Tom, who was 27 but would joke that his band age was 22, grew up in Warrington and attended Cinnamon Brown Primary before moving to Birchwood High School.

Ruth added: “He only started playing an instrument at school.

“He started playing the drums at 14. His dad died and his friends had taken music so he would just go at lunchtime and mess about on the drums.

“Before he knew it he was in a group called the Stocks.”

He went on to further his studies at Priestley College where he sat a BTEC in sports science before completing his degree in sport rehabilitation at Bolton University.

After college he went travelling, but his hometown called and he returned to the job he had started as a teenager at The Lounge.

By this time his fellow bandmates from the Stocks had moved in different directions and the opportunity to join Viola Beach arose and he grabbed on to it with both hands.

Ruth said: “He was living his dream. It’s such a tragedy what has happened.

“I would always say why won’t you go and get a proper job and he used to say if I can go all around the world playing music and only earn a penny mother I will be the happiest person alive.

“He was fun. What you see is what you get with Tom. There were never any airs or graces.

“He was very down to earth and he had so many friends. He was so loveable.

“When he came to see me he would have me laughing in seconds.

“He always had this close relationship with his grandad so he was able to talk to anyone and put them at ease.”

When he wasn’t joking about his 34-year-old sister Rebecca’s ‘Stir-Fry Queen’ title, doting on his nieces and nephews or eating his older brother Matthew, 31, out of house and home, he was making fun of his mum for her ‘uncool ways’.

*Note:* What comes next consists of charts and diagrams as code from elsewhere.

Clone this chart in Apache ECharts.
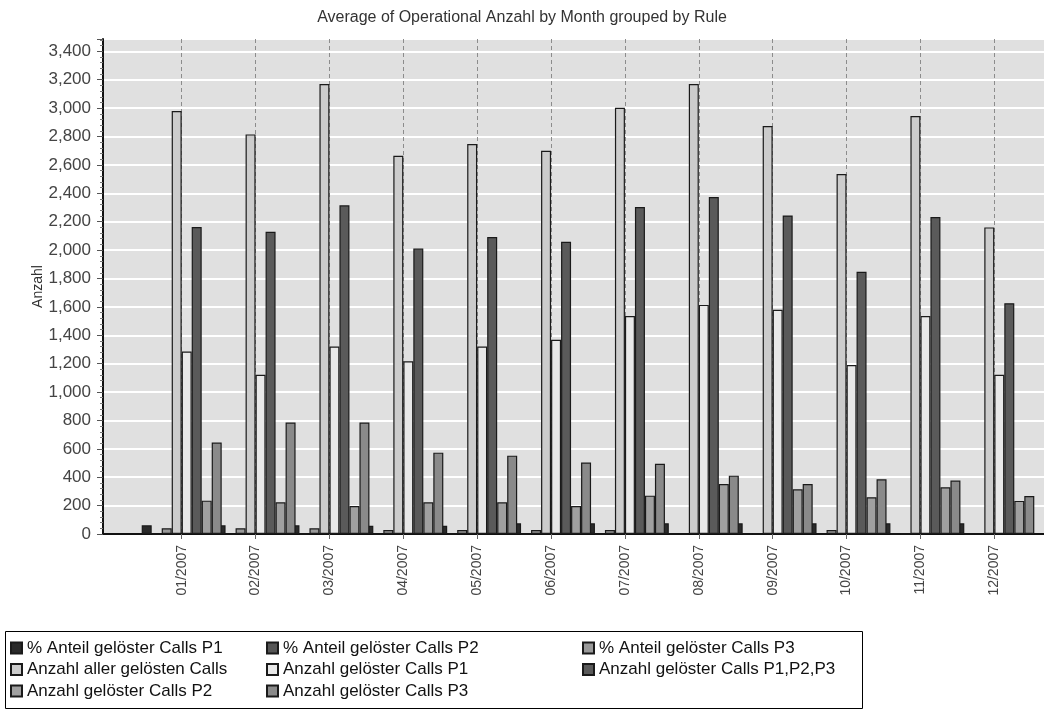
<!DOCTYPE html>
<html>
<head>
<meta charset="utf-8">
<script src="https://cdn.jsdelivr.net/npm/echarts@6/dist/echarts.min.js"></script>
<style>
html,body{margin:0;padding:0;background:#fff;}
#chart{width:1044px;height:711px;}
</style>
</head>
<body>
<div id="chart"></div>
<script>
const months = ['01/2007','02/2007','03/2007','04/2007','05/2007','06/2007','07/2007','08/2007','09/2007','10/2007','11/2007','12/2007'];
const seriesNames = ['% Anteil gelöster Calls P1','% Anteil gelöster Calls P2','% Anteil gelöster Calls P3','Anzahl aller gelösten Calls','Anzahl gelöster Calls P1','Anzahl gelöster Calls P1,P2,P3','Anzahl gelöster Calls P2','Anzahl gelöster Calls P3'];
const pctP1 = [61, 61, 61, 58, 58, 75, 75, 75, 75, 75, 75, 75];
const pctP2 = [0, 0, 0, 0, 0, 0, 0, 0, 0, 0, 0, 0];
const pctP3 = [40, 40, 40, 28, 28, 28, 28, 0, 0, 28, 0, 0];
const allCalls = [2980, 2815, 3170, 2665, 2747, 2700, 3003, 3170, 2874, 2536, 2945, 2160];
const callsP1 = [1285, 1121, 1321, 1217, 1321, 1368, 1535, 1614, 1579, 1191, 1535, 1121];
const callsP123 = [2162, 2129, 2315, 2012, 2092, 2059, 2303, 2374, 2244, 1847, 2233, 1626];
const callsP2 = [235, 223, 197, 223, 223, 197, 270, 352, 315, 259, 329, 233];
const callsP3 = [644, 785, 785, 573, 552, 503, 494, 411, 352, 385, 376, 268];
const seriesValues = [pctP1, pctP2, pctP3, allCalls, callsP1, callsP123, callsP2, callsP3];
const colors = ['#2a2a2a','#555555','#999999','#cccccc','#e8e8e8','#5a5a5a','#a0a0a0','#8a8a8a'];
const yMax = 3487;

const FONT = '"Liberation Sans", Arial, sans-serif';
const chart = echarts.init(document.getElementById('chart'), null, {renderer: 'canvas'});

const gTop = 39, gBottom = 711 - 534;

const series = seriesNames.map((name, i) => ({
  name: name,
  type: 'bar',
  xAxisIndex: 1,
  yAxisIndex: 1,
  data: seriesValues[i],
  barWidth: 10,
  barGap: '0%',
  clip: false,
  itemStyle: {color: colors[i], borderColor: '#1a1a1a', borderWidth: 1.2},
  emphasis: {disabled: true}
}));

function legendFor(names, left) {
  return {
    orient: 'vertical',
    left: left,
    top: 639,
    itemWidth: 11,
    itemHeight: 11,
    itemGap: 3.5,
    icon: 'rect',
    padding: 0,
    data: names,
    selectedMode: false,
    textStyle: {fontFamily: FONT, fontSize: 17, color: '#111', lineHeight: 18}
  };
}

chart.setOption({
  animation: false,
  title: {
    text: 'Average of Operational Anzahl by Month grouped by Rule',
    left: 'center',
    top: 5,
    textStyle: {fontFamily: FONT, fontSize: 16, fontWeight: 'normal', color: '#333'}
  },
  grid: [
    {left: 103, right: 0, top: gTop, bottom: gBottom, show: true, backgroundColor: '#e0e0e0', borderWidth: 0},
    {left: 181.7, right: 1044 - 994.3, top: gTop, bottom: gBottom, show: false}
  ],
  legend: [
    legendFor([seriesNames[0], seriesNames[3], seriesNames[6]], 10),
    legendFor([seriesNames[1], seriesNames[4], seriesNames[7]], 266),
    legendFor([seriesNames[2], seriesNames[5]], 582)
  ],
  graphic: [{
    type: 'rect',
    shape: {x: 5.5, y: 631.5, width: 857, height: 77},
    style: {fill: 'none', stroke: '#000', lineWidth: 1},
    silent: true
  }],
  xAxis: [
    {type: 'value', gridIndex: 0, min: 0, max: 1,
     axisLine: {show: true, lineStyle: {color: '#111', width: 2}},
     axisTick: {show: false}, axisLabel: {show: false}, splitLine: {show: false}},
    {type: 'category', gridIndex: 1, data: months, boundaryGap: false,
     axisLine: {show: false},
     axisTick: {show: true, length: 5, lineStyle: {color: '#666', width: 1}},
     axisLabel: {rotate: 90, margin: 11, fontFamily: FONT, fontSize: 14, color: '#444', interval: 0},
     splitLine: {show: true, lineStyle: {color: '#8c8c8c', type: [4, 3], width: 1}}}
  ],
  yAxis: [
    {type: 'value', gridIndex: 0, min: 0, max: yMax, interval: 200,
     name: 'Anzahl', nameLocation: 'middle', nameGap: 58, nameRotate: 90, nameMoveOverlap: false,
     nameTextStyle: {fontFamily: FONT, fontSize: 14, color: '#333'},
     axisLine: {show: true, lineStyle: {color: '#111', width: 2}},
     axisTick: {show: true, length: 6, lineStyle: {color: '#555'}},
     minorTick: {show: true, splitNumber: 5, length: 3, lineStyle: {color: '#777'}},
     axisLabel: {showMaxLabel: false, margin: 12, fontFamily: FONT, fontSize: 17, color: '#444',
       formatter: v => (v % 200 === 0 ? v.toLocaleString('en-US') : '')},
     splitLine: {show: true, lineStyle: {color: '#ffffff', width: 2}}},
    {type: 'value', gridIndex: 1, min: 0, max: yMax, show: false,
     splitLine: {show: false}}
  ],
  series: series
});
</script>
</body>
</html>
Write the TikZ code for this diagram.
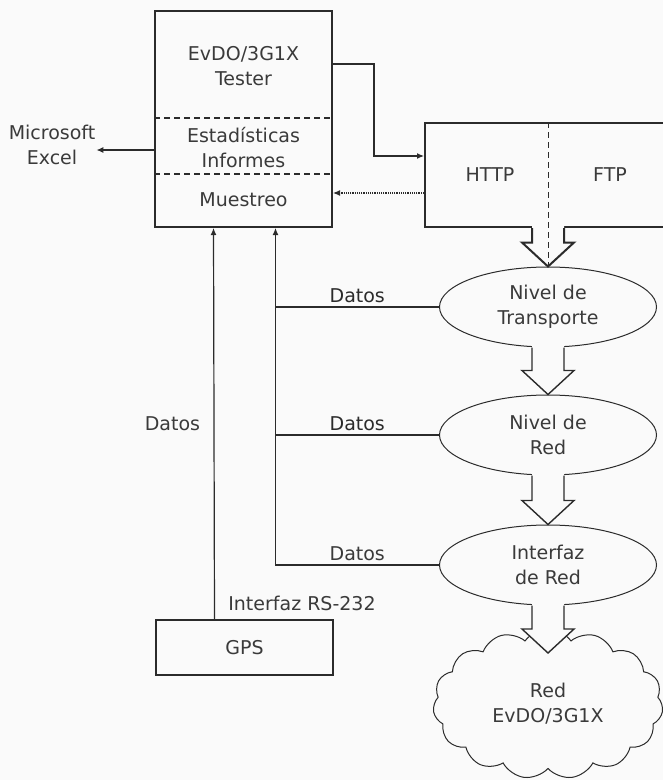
\documentclass[tikz,border=0pt]{standalone}
\usepackage{fontspec}
\setmainfont{DejaVu Sans}
\usetikzlibrary{calc, arrows.meta, shapes.geometric, shapes.symbols, positioning}
\definecolor{clinea}{HTML}{2B2B2B}
\definecolor{ctexto}{HTML}{3A3A3A}
\definecolor{cfondo}{HTML}{FAFAFA}

\tikzset{
  caja/.style={draw=clinea, line width=2pt, minimum width=177pt, inner sep=0pt},
  nivel/.style={ellipse, draw=clinea, line width=1pt, minimum width=217pt, minimum height=80pt, inner sep=0pt, align=center},
  etiq/.style={align=center, inner sep=1pt},
  flecha/.style={-{Latex[length=7pt,width=6pt]}, draw=clinea, line width=1.2pt},
  rayas/.style={draw=clinea, line width=1.2pt, dash pattern=on 6pt off 4pt},
}

% flecha gruesa entre dos niveles
\newcommand{\flechagruesa}[3]{%
  \fill[cfondo] let \p1=(#1), \p2=(#2) in
    (\x1-16pt,\y1+3pt) -- (\x1-16pt,\y2+24pt) -- (\x1-26pt,\y2+24pt) -- (\x2,\y2)
    -- (\x1+26pt,\y2+24pt) -- (\x1+16pt,\y2+24pt) -- (\x1+16pt,\y1+3pt) -- cycle;
  \draw[clinea, line width=#3, line join=miter] let \p1=(#1), \p2=(#2) in
    (\x1-16pt,\y1) -- (\x1-16pt,\y2+24pt) -- (\x1-26pt,\y2+24pt) -- (\x2,\y2)
    -- (\x1+26pt,\y2+24pt) -- (\x1+16pt,\y2+24pt) -- (\x1+16pt,\y1);}

\begin{document}
\begin{tikzpicture}[x=1pt, y=-1pt, every node/.append style={font=\fontsize{19}{25}\selectfont\color{ctexto}}]
    \fill[cfondo] (0,0) rectangle (663,780);
    \useasboundingbox (0,0) rectangle (663,780);
    % probador
    \node (tester) [caja, minimum height=216pt] at (243.5,119) {};
    \node (tit) [etiq] at (243.5,66) {EvDO/3G1X\\Tester};
    \node (est) [etiq] at (243.5,148) {Estadísticas\\Informes};
    \node (mue) [etiq] at (243.5,200) {Muestreo};
    \foreach \yy in {118,174} \draw[rayas] (tester.west |- 0,\yy) -- (tester.east |- 0,\yy);
    \node (excel) [etiq] at (52,145) {Microsoft\\Excel};
    % protocolos
    \node (proto) [caja, minimum width=246pt, minimum height=104pt] at (548,175) {};
    \node (http) [etiq] at (490,175) {HTTP};
    \node (ftp) [etiq] at (610,175) {FTP};
    % niveles
    \node (transp) [nivel] at (548,307) {Nivel de\\Transporte};
    \node (red) [nivel] at (548,435) {Nivel de\\Red};
    \node (intf) [nivel] at (548,565) {Interfaz\\de Red};
    \node (nube) [cloud, cloud puffs=15, cloud puff arc=110, aspect=1.55, draw=clinea, line width=1pt, minimum width=230pt, minimum height=150pt, align=center] at (548,704) {Red\\EvDO/3G1X};
    \node (gps) [caja, minimum height=55pt] at (244.5,647.5) {GPS};
    \node (rs) [etiq] at (302,603) {Interfaz RS-232};
    \flechagruesa{proto.south}{transp.north}{2pt}
    \draw[rayas, line width=1pt] (proto.north) -- (transp.north);
    \flechagruesa{transp.south}{red.north}{1.4pt}
    \flechagruesa{red.south}{intf.north}{1.4pt}
    \flechagruesa{intf.south}{$(nube.center)+(0,-51)$}{1.4pt}
    % conexiones
    \draw[flecha] ([yshift=-54pt]tester.north east) -- ++(41,0) |- ([yshift=19pt]proto.west);
    \coordinate (mret) at ([yshift=-18pt]proto.west);
    \draw[flecha, densely dotted] (mret) -- (mret -| tester.east);
    \coordinate (mexc) at ([yshift=-31pt]tester.west);
    \draw[flecha] (mexc) -- (mexc -| excel.east);
    \draw[flecha] ([xshift=-30pt]gps.north) -- ([xshift=-30pt]tester.south) node[midway, left=10pt] {Datos};
    \coordinate (bus) at ([xshift=32pt]tester.south);
    \draw[flecha] (intf.west) -| (bus) node[pos=0.25, above] {Datos};
    \foreach \n in {transp, red} \draw[clinea, line width=1.2pt] (\n.west) -- (\n.west -| bus) node[midway, above] {Datos};
\end{tikzpicture}
\end{document}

Rebecca said: “We listened to the Radio One tribute show and they included bits from mum’s interview.

“She said Tom would be so mortified that she was on Radio One.”

“She used write Tom will you ring me on Facebook. If he didn’t answer his phone she would comment on Facebook and he would call her back within seconds.”

Ruth added: “He would tell me I was not very cool.

“When he was on the road he would always text me when he got there and when he got back.

“He texted me on Friday when he got to Sweden and that was the last text.

“It’s been hard but the support we have had has just been mind-blowing.”